* [ENTRIES SHOWN]:

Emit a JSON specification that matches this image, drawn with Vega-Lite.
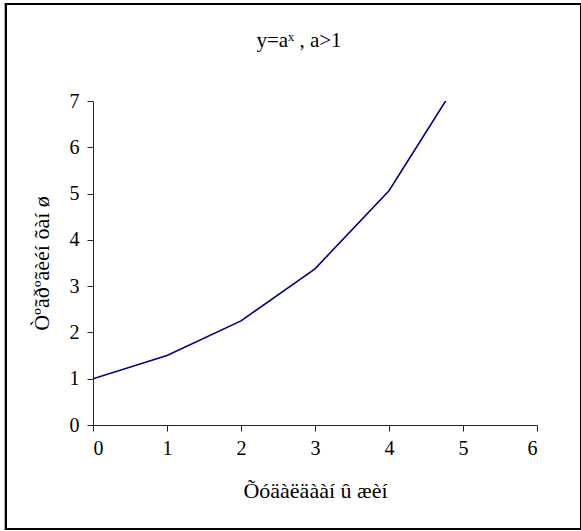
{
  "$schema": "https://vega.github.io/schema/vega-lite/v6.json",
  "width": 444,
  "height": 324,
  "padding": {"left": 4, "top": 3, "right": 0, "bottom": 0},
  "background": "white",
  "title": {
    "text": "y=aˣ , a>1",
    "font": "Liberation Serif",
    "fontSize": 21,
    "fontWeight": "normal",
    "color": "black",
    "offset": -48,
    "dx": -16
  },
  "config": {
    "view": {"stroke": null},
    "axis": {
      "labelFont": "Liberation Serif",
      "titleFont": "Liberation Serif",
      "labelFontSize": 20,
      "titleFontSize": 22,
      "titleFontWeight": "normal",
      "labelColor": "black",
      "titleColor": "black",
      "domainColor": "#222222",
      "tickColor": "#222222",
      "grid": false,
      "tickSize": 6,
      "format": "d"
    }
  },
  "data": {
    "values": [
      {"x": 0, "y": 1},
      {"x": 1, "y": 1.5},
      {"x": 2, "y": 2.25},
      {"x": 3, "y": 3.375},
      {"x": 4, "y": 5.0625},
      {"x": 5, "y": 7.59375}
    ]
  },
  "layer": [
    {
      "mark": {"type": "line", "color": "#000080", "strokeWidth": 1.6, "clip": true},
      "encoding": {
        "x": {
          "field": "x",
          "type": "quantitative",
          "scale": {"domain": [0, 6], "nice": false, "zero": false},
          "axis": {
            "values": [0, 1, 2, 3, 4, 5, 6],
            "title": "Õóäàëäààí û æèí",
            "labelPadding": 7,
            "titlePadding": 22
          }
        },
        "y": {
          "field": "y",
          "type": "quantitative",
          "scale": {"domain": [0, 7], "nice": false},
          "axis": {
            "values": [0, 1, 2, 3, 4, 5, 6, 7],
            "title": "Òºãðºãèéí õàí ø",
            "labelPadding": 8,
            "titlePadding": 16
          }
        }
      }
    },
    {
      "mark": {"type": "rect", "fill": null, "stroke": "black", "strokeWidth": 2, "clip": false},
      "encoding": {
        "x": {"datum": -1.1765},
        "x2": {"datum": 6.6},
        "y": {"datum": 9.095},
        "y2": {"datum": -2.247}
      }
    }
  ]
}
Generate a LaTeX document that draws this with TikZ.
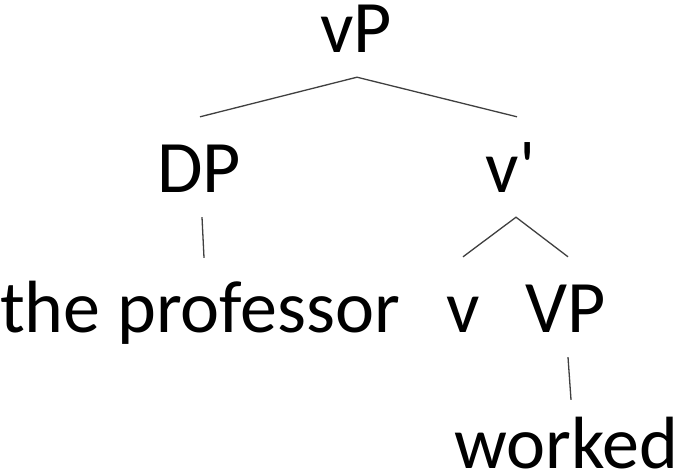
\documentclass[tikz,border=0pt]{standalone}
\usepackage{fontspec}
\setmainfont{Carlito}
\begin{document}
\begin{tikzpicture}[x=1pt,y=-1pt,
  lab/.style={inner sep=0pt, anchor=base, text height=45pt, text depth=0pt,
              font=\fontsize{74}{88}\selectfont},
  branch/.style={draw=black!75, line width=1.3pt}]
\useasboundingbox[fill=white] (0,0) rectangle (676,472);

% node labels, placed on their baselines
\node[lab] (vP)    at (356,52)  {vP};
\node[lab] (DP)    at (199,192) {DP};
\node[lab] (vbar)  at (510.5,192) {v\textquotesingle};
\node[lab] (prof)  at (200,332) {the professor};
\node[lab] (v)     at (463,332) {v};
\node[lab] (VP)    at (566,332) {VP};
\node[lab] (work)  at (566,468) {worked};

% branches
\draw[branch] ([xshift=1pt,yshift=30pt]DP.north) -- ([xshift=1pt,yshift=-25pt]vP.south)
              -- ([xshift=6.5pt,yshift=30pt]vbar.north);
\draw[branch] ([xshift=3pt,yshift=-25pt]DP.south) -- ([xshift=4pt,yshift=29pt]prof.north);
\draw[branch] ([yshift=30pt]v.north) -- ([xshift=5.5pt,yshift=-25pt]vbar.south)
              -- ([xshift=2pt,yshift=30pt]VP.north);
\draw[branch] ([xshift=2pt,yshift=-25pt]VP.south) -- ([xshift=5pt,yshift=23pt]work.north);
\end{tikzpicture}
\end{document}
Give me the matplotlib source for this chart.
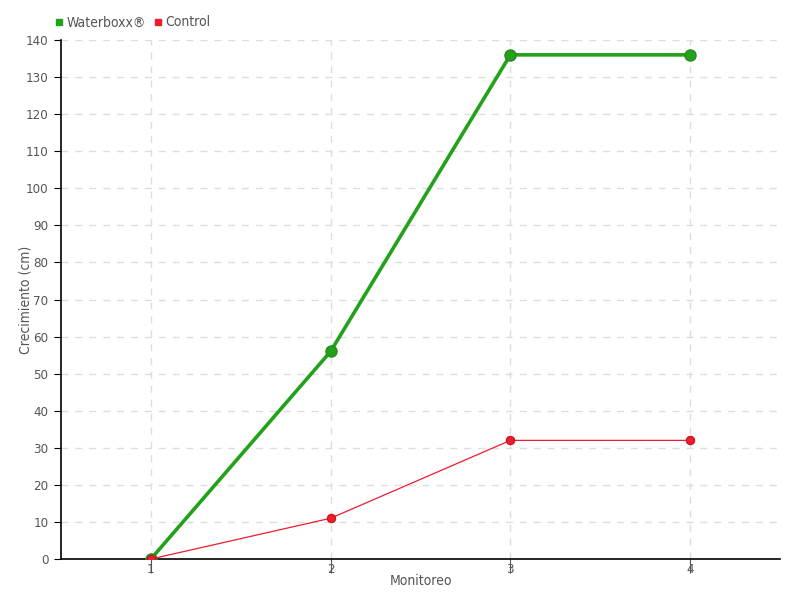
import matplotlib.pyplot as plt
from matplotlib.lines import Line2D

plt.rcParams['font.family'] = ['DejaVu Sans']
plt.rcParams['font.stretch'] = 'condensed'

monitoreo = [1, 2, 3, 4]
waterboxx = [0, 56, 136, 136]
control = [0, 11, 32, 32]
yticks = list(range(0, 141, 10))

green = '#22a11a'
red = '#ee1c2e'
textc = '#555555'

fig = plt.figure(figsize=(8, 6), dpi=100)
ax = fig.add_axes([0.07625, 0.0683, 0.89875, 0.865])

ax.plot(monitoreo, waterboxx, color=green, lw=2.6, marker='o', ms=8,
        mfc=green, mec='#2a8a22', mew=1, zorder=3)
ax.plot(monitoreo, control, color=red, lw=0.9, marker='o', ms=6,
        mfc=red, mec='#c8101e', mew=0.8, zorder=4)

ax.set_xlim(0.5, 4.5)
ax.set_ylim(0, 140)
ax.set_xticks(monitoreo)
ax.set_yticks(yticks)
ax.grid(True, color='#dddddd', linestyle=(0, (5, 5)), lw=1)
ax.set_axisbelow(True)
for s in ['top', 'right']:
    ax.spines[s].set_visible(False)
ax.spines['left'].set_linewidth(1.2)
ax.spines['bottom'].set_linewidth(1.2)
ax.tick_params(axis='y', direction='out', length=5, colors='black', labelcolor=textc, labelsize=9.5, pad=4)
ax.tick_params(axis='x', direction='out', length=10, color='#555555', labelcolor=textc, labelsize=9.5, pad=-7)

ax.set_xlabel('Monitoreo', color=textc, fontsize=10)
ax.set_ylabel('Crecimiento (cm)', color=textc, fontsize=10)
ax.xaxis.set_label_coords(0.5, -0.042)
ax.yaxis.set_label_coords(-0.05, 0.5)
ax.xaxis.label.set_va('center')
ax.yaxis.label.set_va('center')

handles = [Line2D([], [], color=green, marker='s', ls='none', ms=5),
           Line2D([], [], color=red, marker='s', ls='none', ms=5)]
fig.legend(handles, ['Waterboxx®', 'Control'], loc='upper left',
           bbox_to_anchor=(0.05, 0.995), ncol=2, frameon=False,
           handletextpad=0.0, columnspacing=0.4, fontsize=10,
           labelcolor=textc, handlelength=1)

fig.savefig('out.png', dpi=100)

* [WHAT IS ASKED]:
Copy every entry exactly as written. Pictures are excluded.

* [RESULT]:
Emit a JSON specification that matches this image, drawn with Vega-Lite.
{
  "$schema": "https://vega.github.io/schema/vega-lite/v6.json",
  "width": 444,
  "height": 324,
  "padding": {"left": 4, "top": 3, "right": 0, "bottom": 0},
  "background": "white",
  "title": {
    "text": "y=aˣ , a>1",
    "font": "Liberation Serif",
    "fontSize": 21,
    "fontWeight": "normal",
    "color": "black",
    "offset": -48,
    "dx": -16
  },
  "config": {
    "view": {"stroke": null},
    "axis": {
      "labelFont": "Liberation Serif",
      "titleFont": "Liberation Serif",
      "labelFontSize": 20,
      "titleFontSize": 22,
      "titleFontWeight": "normal",
      "labelColor": "black",
      "titleColor": "black",
      "domainColor": "#222222",
      "tickColor": "#222222",
      "grid": false,
      "tickSize": 6,
      "format": "d"
    }
  },
  "data": {
    "values": [
      {"x": 0, "y": 1},
      {"x": 1, "y": 1.5},
      {"x": 2, "y": 2.25},
      {"x": 3, "y": 3.375},
      {"x": 4, "y": 5.0625},
      {"x": 5, "y": 7.59375}
    ]
  },
  "layer": [
    {
      "mark": {"type": "line", "color": "#000080", "strokeWidth": 1.6, "clip": true},
      "encoding": {
        "x": {
          "field": "x",
          "type": "quantitative",
          "scale": {"domain": [0, 6], "nice": false, "zero": false},
          "axis": {
            "values": [0, 1, 2, 3, 4, 5, 6],
            "title": "Õóäàëäààí û æèí",
            "labelPadding": 7,
            "titlePadding": 22
          }
        },
        "y": {
          "field": "y",
          "type": "quantitative",
          "scale": {"domain": [0, 7], "nice": false},
          "axis": {
            "values": [0, 1, 2, 3, 4, 5, 6, 7],
            "title": "Òºãðºãèéí õàí ø",
            "labelPadding": 8,
            "titlePadding": 16
          }
        }
      }
    },
    {
      "mark": {"type": "rect", "fill": null, "stroke": "black", "strokeWidth": 2, "clip": false},
      "encoding": {
        "x": {"datum": -1.1765},
        "x2": {"datum": 6.6},
        "y": {"datum": 9.095},
        "y2": {"datum": -2.247}
      }
    }
  ]
}
Generate a LaTeX document that draws this with TikZ.
\documentclass[tikz,border=0pt]{standalone}
\usepackage{fontspec}
\setmainfont{Carlito}
\begin{document}
\begin{tikzpicture}[x=1pt,y=-1pt,
  lab/.style={inner sep=0pt, anchor=base, text height=45pt, text depth=0pt,
              font=\fontsize{74}{88}\selectfont},
  branch/.style={draw=black!75, line width=1.3pt}]
\useasboundingbox[fill=white] (0,0) rectangle (676,472);

% node labels, placed on their baselines
\node[lab] (vP)    at (356,52)  {vP};
\node[lab] (DP)    at (199,192) {DP};
\node[lab] (vbar)  at (510.5,192) {v\textquotesingle};
\node[lab] (prof)  at (200,332) {the professor};
\node[lab] (v)     at (463,332) {v};
\node[lab] (VP)    at (566,332) {VP};
\node[lab] (work)  at (566,468) {worked};

% branches
\draw[branch] ([xshift=1pt,yshift=30pt]DP.north) -- ([xshift=1pt,yshift=-25pt]vP.south)
              -- ([xshift=6.5pt,yshift=30pt]vbar.north);
\draw[branch] ([xshift=3pt,yshift=-25pt]DP.south) -- ([xshift=4pt,yshift=29pt]prof.north);
\draw[branch] ([yshift=30pt]v.north) -- ([xshift=5.5pt,yshift=-25pt]vbar.south)
              -- ([xshift=2pt,yshift=30pt]VP.north);
\draw[branch] ([xshift=2pt,yshift=-25pt]VP.south) -- ([xshift=5pt,yshift=23pt]work.north);
\end{tikzpicture}
\end{document}
Give me the matplotlib source for this chart.
import matplotlib.pyplot as plt
from matplotlib.lines import Line2D

plt.rcParams['font.family'] = ['DejaVu Sans']
plt.rcParams['font.stretch'] = 'condensed'

monitoreo = [1, 2, 3, 4]
waterboxx = [0, 56, 136, 136]
control = [0, 11, 32, 32]
yticks = list(range(0, 141, 10))

green = '#22a11a'
red = '#ee1c2e'
textc = '#555555'

fig = plt.figure(figsize=(8, 6), dpi=100)
ax = fig.add_axes([0.07625, 0.0683, 0.89875, 0.865])

ax.plot(monitoreo, waterboxx, color=green, lw=2.6, marker='o', ms=8,
        mfc=green, mec='#2a8a22', mew=1, zorder=3)
ax.plot(monitoreo, control, color=red, lw=0.9, marker='o', ms=6,
        mfc=red, mec='#c8101e', mew=0.8, zorder=4)

ax.set_xlim(0.5, 4.5)
ax.set_ylim(0, 140)
ax.set_xticks(monitoreo)
ax.set_yticks(yticks)
ax.grid(True, color='#dddddd', linestyle=(0, (5, 5)), lw=1)
ax.set_axisbelow(True)
for s in ['top', 'right']:
    ax.spines[s].set_visible(False)
ax.spines['left'].set_linewidth(1.2)
ax.spines['bottom'].set_linewidth(1.2)
ax.tick_params(axis='y', direction='out', length=5, colors='black', labelcolor=textc, labelsize=9.5, pad=4)
ax.tick_params(axis='x', direction='out', length=10, color='#555555', labelcolor=textc, labelsize=9.5, pad=-7)

ax.set_xlabel('Monitoreo', color=textc, fontsize=10)
ax.set_ylabel('Crecimiento (cm)', color=textc, fontsize=10)
ax.xaxis.set_label_coords(0.5, -0.042)
ax.yaxis.set_label_coords(-0.05, 0.5)
ax.xaxis.label.set_va('center')
ax.yaxis.label.set_va('center')

handles = [Line2D([], [], color=green, marker='s', ls='none', ms=5),
           Line2D([], [], color=red, marker='s', ls='none', ms=5)]
fig.legend(handles, ['Waterboxx®', 'Control'], loc='upper left',
           bbox_to_anchor=(0.05, 0.995), ncol=2, frameon=False,
           handletextpad=0.0, columnspacing=0.4, fontsize=10,
           labelcolor=textc, handlelength=1)

fig.savefig('out.png', dpi=100)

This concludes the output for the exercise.